La mèche conquérante, le smoking impec, l'œillet écarlate à la boutonnière, Bernard Tapie avait, en 1984, les honneurs de la couverture de Stratégies et d'un titre convoité : celui d'«Homme de l'Année». Sur le cœur, tel un super-héros, une initiale : W comme Wonder, rachetée un franc en 1984. Pour la marque de piles, Tapie jouera les têtes d'affiche en 1986 dans une publicité qui dit toute une époque : entouré de ce que l'on appelait alors les «yuppies» [young urban professionals], tailleurs-pantalons anthracite et épaulettes hyperboliques, Tapie avance, déterminé, imperturbable, tandis que la cohorte de jeunes cadres dynamiques craquent sous la pression. Alors qu'il vient avec le plus grand calme de défoncer un mur pour rejoindre son bureau, une secrétaire transie d'admiration lui sussure : «Mais qu'est-ce qui vous fait marcher ?». «Moi ? Je marche à la Wonder». Le businessman bulldozer revendra les alcalines en 1988 pour 470 millions de francs à l'Américain Ralston...
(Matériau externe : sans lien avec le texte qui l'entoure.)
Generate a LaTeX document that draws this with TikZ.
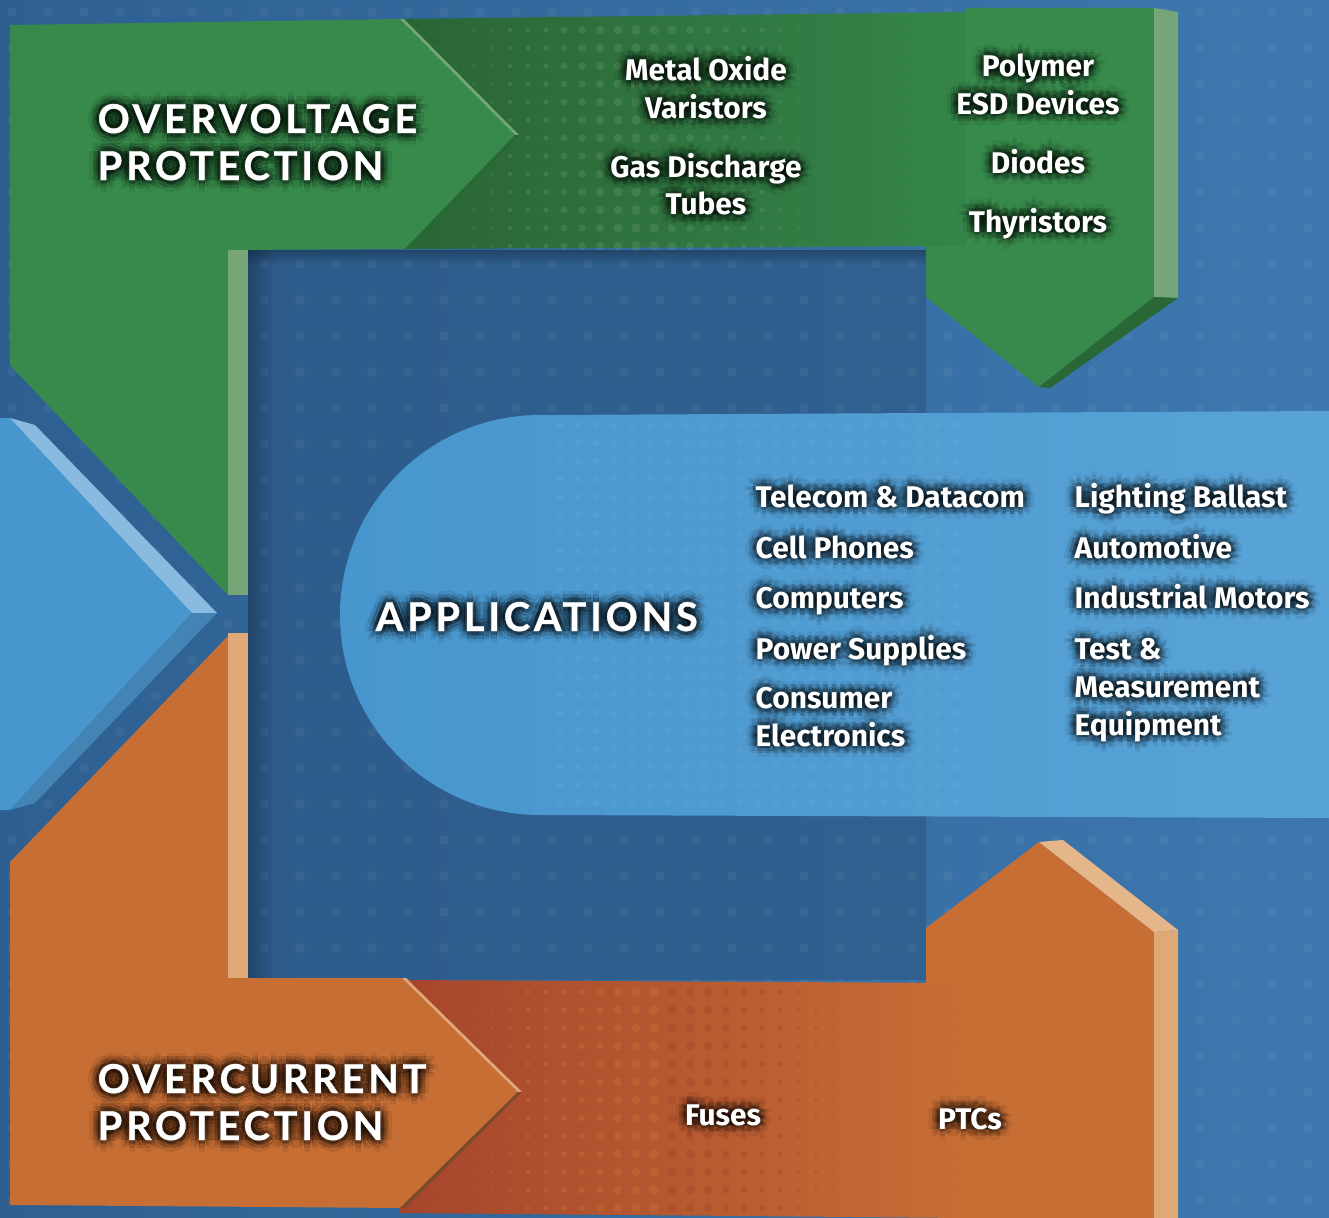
\documentclass[tikz,border=0pt]{standalone}
\usepackage{fontspec}
\usetikzlibrary{fadings}

\newfontfamily\headfont[LetterSpace=9.5, FakeBold=0.8]{Lato}
\newfontfamily\itemfont{Fira Sans}

\definecolor{bgleft}{HTML}{2E5F91}
\definecolor{bgright}{HTML}{3C78AF}
\definecolor{bginner}{HTML}{2C5A88}
\definecolor{ovmain}{HTML}{378A4B}
\definecolor{ovdark}{HTML}{2A6535}
\definecolor{ovmid}{HTML}{34854A}
\definecolor{ovlight}{HTML}{76A677}
\definecolor{ovshade}{HTML}{2A6737}
\definecolor{apmain}{HTML}{4896CE}
\definecolor{apright}{HTML}{58A3D7}
\definecolor{aplight}{HTML}{89BBE1}
\definecolor{apshade}{HTML}{4384B5}
\definecolor{ocmain}{HTML}{C76E35}
\definecolor{ocdark}{HTML}{A6452C}
\definecolor{oclight}{HTML}{E0A877}
\definecolor{ocbevel}{HTML}{E4B68A}
\definecolor{ocshade}{HTML}{7A4A2A}

\tikzset{
  heading/.style={font=\headfont\bfseries\fontsize{11.3}{13}\selectfont,
    text=white, inner sep=0pt, anchor=base west},
  item/.style={font=\itemfont\bfseries\fontsize{8.5}{10.7}\selectfont,
    text=white, inner sep=0pt, align=center, anchor=base},
  appitem/.style={item, align=left, anchor=base west},
}

% white label with a dark halo round it (base = last line)
\newcommand\glowlabel[4]{%
  \foreach \ang in {0,45,...,315}{
    \node[#2, text=black, text opacity=.07] at ([shift={(\ang:3.2pt)}]#3) {#4};
    \node[#2, text=black, text opacity=.12] at ([shift={(\ang:2.1pt)}]#3) {#4};
    \node[#2, text=black, text opacity=.16] at ([shift={(\ang:1.1pt)}]#3) {#4};
  }
  \node[#2] (#1) at (#3) {#4};
}

\begin{document}
\begin{tikzpicture}[x=0.01cm, y=-0.01cm]
\useasboundingbox (0,0) rectangle (1329,1218);

% background and dot grid
\shade[left color=bgleft, right color=bgright] (0,0) rectangle (1329,1218);
\fill[bginner, opacity=.7] (248,250) rectangle (926,980);
\foreach \i in {0,...,36}
  \foreach \j in {0,...,33}
    \fill[white, opacity=.05] (\i*36+12, \j*36+12) circle (5);
\fill[black, opacity=.25, path fading=east] (248,250) rectangle (275,980);
\fill[black, opacity=.25, path fading=south] (248,250) rectangle (926,265);

% applications
\shade[left color=apmain, right color=apright]
  (1329,411) -- (540,415) arc[start angle=-90, end angle=-270, radius=200]
  -- (1329,818) -- cycle;
\foreach \i in {0,...,22}
  \foreach \j in {0,...,21}
    \fill[white, opacity=.04] (560+\i*18, 425+\j*18) circle (3.5);
\fill[apmain] (0,418) -- (10,418) -- (192,613) -- (10,810) -- (0,810) -- cycle;
\fill[aplight] (10,418) -- (35,425) -- (217,613) -- (192,613) -- cycle;
\fill[apshade] (192,613) -- (217,613) -- (35,803) -- (10,810) -- cycle;

% overvoltage
\shade[left color=ovdark, right color=ovmid]
  (400,19) -- (966,12) -- (966,246) -- (405,249) -- cycle;
\foreach \i in {0,...,30}
  \foreach \j in {0,...,12} {
    \pgfmathsetmacro\rad{max(0.6, 5 - abs(\i*18+420-640)/45)}
    \fill[ovlight, opacity=.25] (\i*18+420, \j*18+30) circle (\rad);
  }
\fill[ovmain] (966,8) -- (1154,8) -- (1154,297) -- (1039,387) -- (926,297)
  -- (926,246) -- (966,246) -- cycle;
\fill[ovlight] (1154,8) -- (1178,12) -- (1178,298) -- (1154,297) -- cycle;
\fill[ovshade] (1154,297) -- (1178,298) -- (1050,388) -- (1039,387) -- cycle;
\fill[ovmain] (10,25) -- (400,19) -- (515,135) -- (405,249) -- (228,250)
  -- (228,595) -- (10,365) -- cycle;
\fill[ovlight] (400,19) -- (404,19) -- (519,135) -- (515,135) -- cycle;
\fill[ovshade] (515,135) -- (519,135) -- (410,249) -- (405,249) -- cycle;
\fill[ovlight] (228,250) rectangle (248,595);

% overcurrent
\shade[left color=ocdark, right color=ocmain]
  (400,980) -- (966,983) -- (966,1218) -- (400,1213) -- cycle;
\foreach \i in {0,...,30}
  \foreach \j in {0,...,12} {
    \pgfmathsetmacro\rad{max(0.6, 5 - abs(\i*18+420-660)/45)}
    \ifnum\i<14
      \fill[ocmain, opacity=.45] (\i*18+420, \j*18+992) circle (\rad);
    \else
      \fill[ocdark, opacity=.45] (\i*18+420, \j*18+992) circle (\rad);
    \fi
  }
\fill[ocmain] (926,983) -- (926,928) -- (1039,842) -- (1154,932) -- (1154,1218)
  -- (966,1218) -- (966,983) -- cycle;
\fill[oclight] (1154,932) -- (1178,930) -- (1178,1218) -- (1154,1218) -- cycle;
\fill[ocbevel] (1039,842) -- (1063,840) -- (1178,930) -- (1154,932) -- cycle;
\fill[ocmain] (228,636) -- (228,978) -- (402,978) -- (518,1092) -- (400,1208)
  -- (10,1205) -- (10,862) -- cycle;
\fill[oclight] (402,978) -- (406,978) -- (522,1092) -- (518,1092) -- cycle;
\fill[ocshade] (518,1092) -- (522,1092) -- (405,1208) -- (400,1208) -- cycle;
\fill[oclight] (228,633) rectangle (248,978);

% headings
\glowlabel{ovTitleA}{heading}{97,133}{OVERVOLTAGE}
\glowlabel{ovTitleB}{heading}{97,180}{PROTECTION}
\glowlabel{apTitle}{heading}{375,631}{APPLICATIONS}
\glowlabel{ocTitleA}{heading}{97,1093}{OVERCURRENT}
\glowlabel{ocTitleB}{heading}{97,1140}{PROTECTION}

% overvoltage devices
\glowlabel{mov}{item}{706,118}{Metal Oxide\\Varistors}
\glowlabel{gdt}{item}{706,215}{Gas Discharge\\Tubes}
\glowlabel{esd}{item}{1038,114}{Polymer\\ESD Devices}
\glowlabel{diodes}{item}{1038,173}{Diodes}
\glowlabel{thyristors}{item}{1038,232}{Thyristors}

% applications
\glowlabel{telecom}{appitem}{755,507}{Telecom \& Datacom}
\glowlabel{cell}{appitem}{755,558}{Cell Phones}
\glowlabel{computers}{appitem}{755,608}{Computers}
\glowlabel{power}{appitem}{755,659}{Power Supplies}
\glowlabel{consumer}{appitem}{755,746}{Consumer\\Electronics}
\glowlabel{lighting}{appitem}{1074,507}{Lighting Ballast}
\glowlabel{auto}{appitem}{1074,558}{Automotive}
\glowlabel{motors}{appitem}{1074,608}{Industrial Motors}
\glowlabel{test}{appitem}{1074,735}{Test \&\\Measurement\\Equipment}

% overcurrent devices
\glowlabel{fuses}{item}{723,1125}{Fuses}
\glowlabel{ptcs}{item}{970,1129}{PTCs}
\end{tikzpicture}
\end{document}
Tapie et les marques, c'est comme Tapie et les médias : une histoire d'amour-haine. L'homme d'affaire a souvent été décrié pour ses méthodes, jugées prédatrices : depuis 1977, il s'était spécialisé dans la reprise des entreprises en dépôt de bilan. Manufrance, achetée en 1980, Terraillon, rachetée un franc en 1981 et revendue 125 millions de francs en 1986 à l'Américain Measurement Specialities, l'horloger Look, racheté un franc en 1983 et revendue pour 260 millions de francs en 1988 au propriétaire des montres suisses Ebel, La Vie claire, rachetée un franc en 1980 et revendue à Distriborg par le CDR (Consortium de réalisation du Crédit Lyonnais) en 1995, les balances Testut, rachetées un franc en 1983 et revendue par le CDR en 1999 au groupe américano-suisse Mettler Toledo ou encore la marque de tennis Donnay, rachetée un franc en 1988 et revendue 100 millions de francs en 1991 à la région wallonne. Imparable.
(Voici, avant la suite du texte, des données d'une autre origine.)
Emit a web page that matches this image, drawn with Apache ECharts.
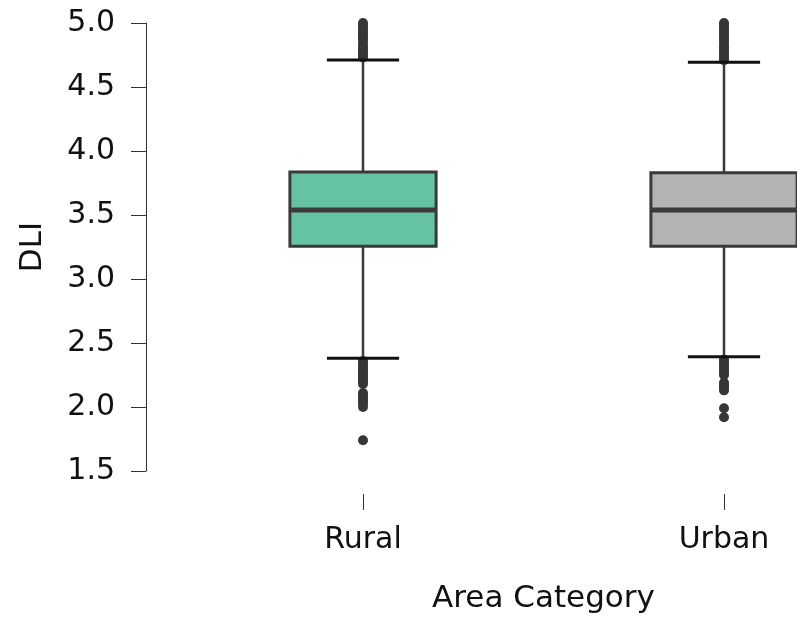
<!DOCTYPE html>
<html><head><meta charset="utf-8">
<script src="https://cdn.jsdelivr.net/npm/echarts@6/dist/echarts.min.js"></script>
<style>html,body{margin:0;padding:0;background:#fff}#c{width:797px;height:618px}</style>
</head><body><div id="c"></div>
<script>
const categories = ['Rural', 'Urban'];
const boxColors = ['#66c2a5', '#b3b3b3'];
const lowerWhisker = [2.380, 2.393];
const q1 = [3.255, 3.255];
const median = [3.540, 3.540];
const q3 = [3.835, 3.830];
const upperWhisker = [4.711, 4.693];
const ruralOutliers = [4.73, 4.75, 4.77, 4.79, 4.81, 4.83, 4.86, 4.88, 4.90, 4.92, 4.94, 4.96, 4.98, 5.00,
  2.36, 2.34, 2.32, 2.30, 2.28, 2.26, 2.24, 2.22, 2.20, 2.18, 2.11, 2.09, 2.07, 2.05, 2.03, 2.00, 1.74];
const urbanOutliers = [4.71, 4.73, 4.75, 4.77, 4.79, 4.81, 4.83, 4.86, 4.88, 4.90, 4.92, 4.94, 4.96, 4.98, 5.00,
  2.37, 2.35, 2.33, 2.31, 2.29, 2.27, 2.25, 2.19, 2.17, 2.15, 2.13, 1.99, 1.92];
const yMin = 1.5, yMax = 5.0, yStep = 0.5;

const font = 'DejaVu Sans';
const textColor = '#111';
const boxData = categories.map((c, i) => [i, lowerWhisker[i], q1[i], median[i], q3[i], upperWhisker[i]]);
const outlierData = [];
ruralOutliers.forEach(v => outlierData.push([0, v]));
urbanOutliers.forEach(v => outlierData.push([1, v]));

const chart = echarts.init(document.getElementById('c'), null, {renderer: 'canvas'});
chart.setOption({
  animation: false,
  backgroundColor: '#fff',
  grid: {left: 182.5, width: 722, top: 23, height: 448, containLabel: false, outerBoundsMode: 'none'},
  xAxis: {
    type: 'category', data: categories, offset: 23,
    axisLine: {show: false},
    axisTick: {show: true, alignWithLabel: true, length: 16, lineStyle: {color: '#333', width: 1}},
    axisLabel: {fontSize: 30, fontFamily: font, color: textColor, margin: 31},
    splitLine: {show: false},
    name: 'Area Category', nameLocation: 'middle', nameGap: 89,
    nameTextStyle: {fontSize: 31, fontFamily: font, color: textColor}
  },
  yAxis: {
    type: 'value', min: yMin, max: yMax, interval: yStep, offset: 36.5,
    axisLine: {show: true, lineStyle: {color: '#333', width: 1}},
    axisTick: {show: true, length: 15, lineStyle: {color: '#333', width: 1}},
    axisLabel: {fontSize: 30, fontFamily: font, color: textColor, margin: 31, formatter: v => v.toFixed(1)},
    splitLine: {show: false},
    name: 'DLI', nameLocation: 'middle', nameGap: 98,
    nameTextStyle: {fontSize: 31, fontFamily: font, color: textColor}
  },
  series: [
    {
      type: 'scatter', data: outlierData, symbolSize: 10, z: 2, clip: false,
      itemStyle: {color: '#363636', opacity: 1}
    },
    {
      type: 'custom', data: boxData, z: 3, clip: false,
      encode: {x: 0, y: [1, 2, 3, 4, 5]},
      renderItem: function (params, api) {
        const idx = api.value(0);
        const band = api.size([1, 0])[0];
        const bw = band * 0.405;
        const cw = band * 0.2;
        const pLow = api.coord([idx, api.value(1)]);
        const pQ1 = api.coord([idx, api.value(2)]);
        const pMed = api.coord([idx, api.value(3)]);
        const pQ3 = api.coord([idx, api.value(4)]);
        const pHigh = api.coord([idx, api.value(5)]);
        const x = pQ1[0];
        const dark = '#3a3a3a';
        return {
          type: 'group',
          children: [
            {type: 'line', shape: {x1: x, y1: pHigh[1], x2: x, y2: pQ3[1]}, style: {stroke: dark, lineWidth: 2.5}},
            {type: 'line', shape: {x1: x, y1: pQ1[1], x2: x, y2: pLow[1]}, style: {stroke: dark, lineWidth: 2.5}},
            {type: 'line', shape: {x1: x - cw / 2, y1: pHigh[1], x2: x + cw / 2, y2: pHigh[1]}, style: {stroke: '#111', lineWidth: 3}},
            {type: 'line', shape: {x1: x - cw / 2, y1: pLow[1], x2: x + cw / 2, y2: pLow[1]}, style: {stroke: '#111', lineWidth: 3}},
            {type: 'rect', shape: {x: x - bw / 2, y: pQ3[1], width: bw, height: pQ1[1] - pQ3[1]},
              style: {fill: boxColors[idx], stroke: dark, lineWidth: 3}},
            {type: 'line', shape: {x1: x - bw / 2, y1: pMed[1], x2: x + bw / 2, y2: pMed[1]}, style: {stroke: dark, lineWidth: 5}}
          ]
        };
      }
    }
  ]
});
</script>
</body></html>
Autre gros coup de Tapie dans les années 1990 : alors que le buisnessman compte parmi les vingt premières fortunes de France, il se porte acquéreur de l'équipementier sportif Adidas, qui, ringardisé par Nike et Reebok, mord la poussière. «L'affaire de [ma] vie», selon Tapie, qui estime réaliser là le mariage rêvé entre ses deux passions : le sport et le business. Nouveau logo (le triangle à trois bandes vient remplacer l'historique fleur de lotus), restructurations, délocalisations... En 1993, l'entreprise est à nouveau rentable et le groupe est revendu. Avec un gros litige à la clé. L'affaire Adidas/Crédit Lyonnais, opposant, depuis 1992, Bernard Tapie à la banque - qu'il accuse de l'avoir été floué d'une plus-value réalisée à la revente d'environ 400 millions d'euros - était toujours en cours, avec une décision en appel prévue le 6 octobre.
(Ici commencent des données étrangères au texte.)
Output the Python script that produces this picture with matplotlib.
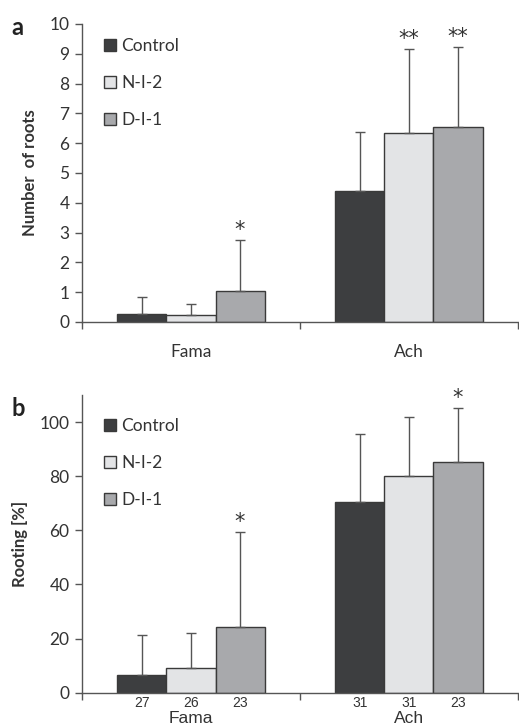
import matplotlib
matplotlib.use("Agg")
import matplotlib.pyplot as plt
import numpy as np

plt.rcParams['font.family'] = ['Lato', 'DejaVu Sans']

categories = ["Fama", "Ach"]
series = ["Control", "N-I-2", "D-I-1"]
colors = ["#3d3e40", "#e3e4e6", "#a8a9ac"]

roots_mean = {"Control": [0.27, 4.41], "N-I-2": [0.22, 6.35], "D-I-1": [1.04, 6.53]}
roots_err = {"Control": [0.58, 1.96], "N-I-2": [0.37, 2.82], "D-I-1": [1.72, 2.70]}
roots_sig = {"Control": ["", ""], "N-I-2": ["", "**"], "D-I-1": ["*", "**"]}

rooting_mean = {"Control": [6.6, 70.3], "N-I-2": [9.0, 79.9], "D-I-1": [24.2, 85.1]}
rooting_err = {"Control": [14.6, 25.3], "N-I-2": [12.9, 21.9], "D-I-1": [35.2, 20.2]}
rooting_sig = {"Control": ["", ""], "N-I-2": ["", ""], "D-I-1": ["*", "*"]}
n_labels = {"Control": ["27", "31"], "N-I-2": ["26", "31"], "D-I-1": ["23", "23"]}

text_col = "#333333"
axis_col = "#555555"

fig = plt.figure(figsize=(5.19, 7.26), dpi=100)
ax_a = fig.add_axes([0.158, 0.5565, 0.840, 0.4105])
ax_b = fig.add_axes([0.158, 0.0459, 0.840, 0.4100])

width = 0.225
centers = np.arange(len(categories)) + 0.5

def draw(ax, means, errs, sigs, ylim, yticks, ylabel, leg_y):
    for i, s in enumerate(series):
        x = centers + (i - 1) * width
        ax.bar(x, means[s], width, color=colors[i], edgecolor="#3a3a3a", linewidth=1.0,
               label=s, zorder=2)
        ax.errorbar(x, means[s], yerr=[np.zeros(len(x)), errs[s]], fmt="none",
                    ecolor="#555555", elinewidth=1.0, capsize=3.5, capthick=1.0, zorder=3)
        for xi, m, e, t in zip(x, means[s], errs[s], sigs[s]):
            if t:
                ax.text(xi, m + e, t, ha="center", va="bottom",
                        fontsize=15, color=text_col, family="DejaVu Sans")
    ax.set_xlim(0, 2)
    ax.set_ylim(*ylim)
    ax.set_yticks(yticks)
    ax.set_xticks([0, 1, 2])
    ax.set_xticklabels([])
    ax.spines["top"].set_visible(False)
    ax.spines["right"].set_visible(False)
    for sp in ("left", "bottom"):
        ax.spines[sp].set_color(axis_col)
        ax.spines[sp].set_linewidth(1.0)
    ax.tick_params(axis="both", direction="out", length=5, color=axis_col,
                   labelsize=12.5, labelcolor=text_col, width=1.0, pad=4)
    ax.set_ylabel(ylabel, fontsize=12, fontweight="bold", color=text_col, labelpad=8)
    leg = ax.legend(loc="upper left", bbox_to_anchor=(0.035, leg_y), frameon=False,
                    fontsize=12.5, handlelength=0.7, handleheight=0.7, handletextpad=0.3,
                    labelspacing=1.2, borderaxespad=0)
    for t in leg.get_texts():
        t.set_color(text_col)

draw(ax_a, roots_mean, roots_err, roots_sig, (0, 10), range(0, 11), "Number  of roots", 0.975)
draw(ax_b, rooting_mean, rooting_err, rooting_sig, (0, 110), range(0, 101, 20), "Rooting [%]", 0.945)

for c, name in zip(centers, categories):
    ax_a.text(c, -0.075, name, ha="center", va="top", fontsize=12.5, color=text_col,
              transform=ax_a.get_xaxis_transform())
    ax_b.text(c, -0.06, name, ha="center", va="top", fontsize=12.5, color=text_col,
              family="Liberation Sans", transform=ax_b.get_xaxis_transform())

for i, s in enumerate(series):
    x = centers + (i - 1) * width
    for xi, t in zip(x, n_labels[s]):
        ax_b.text(xi, -0.012, t, ha="center", va="top", fontsize=10, color=text_col,
                  family="Liberation Sans", transform=ax_b.get_xaxis_transform())

fig.text(0.022, 0.962, "a", fontsize=17, fontweight="bold", color="#222222", va="center")
fig.text(0.022, 0.438, "b", fontsize=17, fontweight="bold", color="#222222", va="center")

fig.savefig("out.png", dpi=100)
Au-delà du rapport mouvementé entre Tapie et les marques, celle qu'il aura sans doute mieux su promouvoir est sans nul doute la sienne. Une marque «Tapie», synonyme d'ambition décomplexée et de fric-roi, dans une décennie, les années 80, où les best-sellers avaient pour nom Fortune de Paul-Loup Sulitzer, et durant laquelle le businessman publiera, en 1986, un livre au titre sans ambiguïté : Gagner, alors qu'il animait sur TF1 son émission au nom tout aussi assertif : «Ambitions». Toute une époque, qui disparaît avec ce businessman hâbleur et attachant, probablement l'homme d'affaire le plus connu des Français.